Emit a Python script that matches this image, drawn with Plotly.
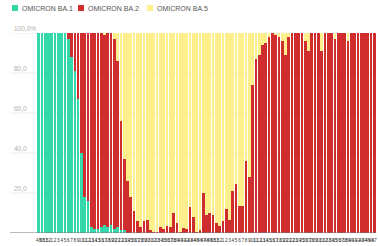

---

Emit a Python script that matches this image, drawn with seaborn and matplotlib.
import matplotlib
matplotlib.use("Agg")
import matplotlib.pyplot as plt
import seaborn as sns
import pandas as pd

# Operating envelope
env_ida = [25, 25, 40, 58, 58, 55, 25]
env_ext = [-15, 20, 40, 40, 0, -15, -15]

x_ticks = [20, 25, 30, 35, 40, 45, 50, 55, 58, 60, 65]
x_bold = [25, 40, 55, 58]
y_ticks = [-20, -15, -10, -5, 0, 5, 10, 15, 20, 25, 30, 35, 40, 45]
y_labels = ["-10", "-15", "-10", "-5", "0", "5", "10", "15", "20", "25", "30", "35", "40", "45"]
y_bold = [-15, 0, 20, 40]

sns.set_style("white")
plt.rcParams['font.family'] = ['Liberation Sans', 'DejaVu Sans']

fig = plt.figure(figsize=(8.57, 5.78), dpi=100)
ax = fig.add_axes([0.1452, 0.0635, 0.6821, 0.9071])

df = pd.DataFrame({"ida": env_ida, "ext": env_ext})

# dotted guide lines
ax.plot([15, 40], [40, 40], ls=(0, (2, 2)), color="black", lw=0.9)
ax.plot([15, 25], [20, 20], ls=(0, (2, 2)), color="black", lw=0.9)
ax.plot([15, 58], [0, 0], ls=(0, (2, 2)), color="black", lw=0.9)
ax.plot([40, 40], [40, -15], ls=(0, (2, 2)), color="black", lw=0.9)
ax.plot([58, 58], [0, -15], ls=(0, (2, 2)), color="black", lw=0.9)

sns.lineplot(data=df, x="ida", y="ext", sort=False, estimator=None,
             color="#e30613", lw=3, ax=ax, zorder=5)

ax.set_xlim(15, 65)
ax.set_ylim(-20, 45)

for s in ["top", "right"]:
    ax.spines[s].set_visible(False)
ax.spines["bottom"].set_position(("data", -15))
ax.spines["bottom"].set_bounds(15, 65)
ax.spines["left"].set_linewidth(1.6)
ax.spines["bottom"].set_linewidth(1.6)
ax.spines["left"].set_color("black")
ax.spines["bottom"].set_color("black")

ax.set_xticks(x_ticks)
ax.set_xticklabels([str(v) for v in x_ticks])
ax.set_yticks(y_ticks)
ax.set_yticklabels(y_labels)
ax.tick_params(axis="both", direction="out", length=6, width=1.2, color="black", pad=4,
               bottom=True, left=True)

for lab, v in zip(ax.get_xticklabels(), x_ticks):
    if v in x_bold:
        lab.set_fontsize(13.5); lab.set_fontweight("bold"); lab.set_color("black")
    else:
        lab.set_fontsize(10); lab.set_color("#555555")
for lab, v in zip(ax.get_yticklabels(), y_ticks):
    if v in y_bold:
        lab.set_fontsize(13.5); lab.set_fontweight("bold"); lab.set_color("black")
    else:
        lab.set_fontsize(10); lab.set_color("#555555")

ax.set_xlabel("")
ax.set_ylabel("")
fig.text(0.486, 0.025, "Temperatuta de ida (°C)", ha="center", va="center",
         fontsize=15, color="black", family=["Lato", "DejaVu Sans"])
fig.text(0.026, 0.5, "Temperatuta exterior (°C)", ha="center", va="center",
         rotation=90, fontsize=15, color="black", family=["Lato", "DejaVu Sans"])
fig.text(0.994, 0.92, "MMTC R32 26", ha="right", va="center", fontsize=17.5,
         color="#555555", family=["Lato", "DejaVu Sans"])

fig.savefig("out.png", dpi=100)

**The request**
Exactly those lines that run from the line with "Emit a Python script that matches this image, drawn with seaborn" through the line with "import pandas as pd" are to be reproduced; both end lines belong to the range.

**Task solution**
Emit a Python script that matches this image, drawn with seaborn and matplotlib.
import matplotlib
matplotlib.use("Agg")
import matplotlib.pyplot as plt
import seaborn as sns
import pandas as pd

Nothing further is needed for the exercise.